--- Recorded data ---

"""

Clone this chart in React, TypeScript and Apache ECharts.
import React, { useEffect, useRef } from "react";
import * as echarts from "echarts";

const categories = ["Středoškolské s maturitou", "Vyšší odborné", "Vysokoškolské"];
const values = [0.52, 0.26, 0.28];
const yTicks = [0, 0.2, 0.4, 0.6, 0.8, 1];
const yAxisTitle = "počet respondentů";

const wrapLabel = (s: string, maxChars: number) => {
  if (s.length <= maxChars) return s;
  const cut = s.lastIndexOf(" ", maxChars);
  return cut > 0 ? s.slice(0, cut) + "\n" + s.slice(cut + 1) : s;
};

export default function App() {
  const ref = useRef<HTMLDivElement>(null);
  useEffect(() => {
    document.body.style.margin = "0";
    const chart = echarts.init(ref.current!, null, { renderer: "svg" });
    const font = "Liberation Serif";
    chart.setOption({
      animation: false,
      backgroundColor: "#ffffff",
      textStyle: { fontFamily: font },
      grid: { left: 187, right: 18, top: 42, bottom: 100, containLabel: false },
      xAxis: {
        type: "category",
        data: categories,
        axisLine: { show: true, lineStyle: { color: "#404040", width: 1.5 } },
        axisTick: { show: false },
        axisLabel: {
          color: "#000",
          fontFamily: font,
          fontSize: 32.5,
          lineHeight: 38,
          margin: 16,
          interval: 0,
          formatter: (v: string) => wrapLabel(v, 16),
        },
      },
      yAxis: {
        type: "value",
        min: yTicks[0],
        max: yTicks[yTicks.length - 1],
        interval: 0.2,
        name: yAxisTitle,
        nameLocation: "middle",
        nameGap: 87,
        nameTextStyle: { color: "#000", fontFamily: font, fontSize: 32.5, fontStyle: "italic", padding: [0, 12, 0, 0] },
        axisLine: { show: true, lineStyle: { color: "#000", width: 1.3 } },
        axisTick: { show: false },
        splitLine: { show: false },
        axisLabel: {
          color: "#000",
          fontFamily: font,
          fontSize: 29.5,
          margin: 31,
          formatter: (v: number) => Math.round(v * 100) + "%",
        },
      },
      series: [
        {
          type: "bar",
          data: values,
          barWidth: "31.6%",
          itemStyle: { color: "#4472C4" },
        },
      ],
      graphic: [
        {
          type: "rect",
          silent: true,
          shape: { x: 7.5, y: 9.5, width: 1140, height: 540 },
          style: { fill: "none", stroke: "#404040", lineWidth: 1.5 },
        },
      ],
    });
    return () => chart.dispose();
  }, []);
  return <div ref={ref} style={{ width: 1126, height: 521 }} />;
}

"""

--- Problem ---
Everything from the first line above through the line that contains "import * as" should be duplicated exactly, please, and nothing beyond it.

--- Complete output ---
Clone this chart in React, TypeScript and Apache ECharts.
import React, { useEffect, useRef } from "react";
import * as echarts from "echarts";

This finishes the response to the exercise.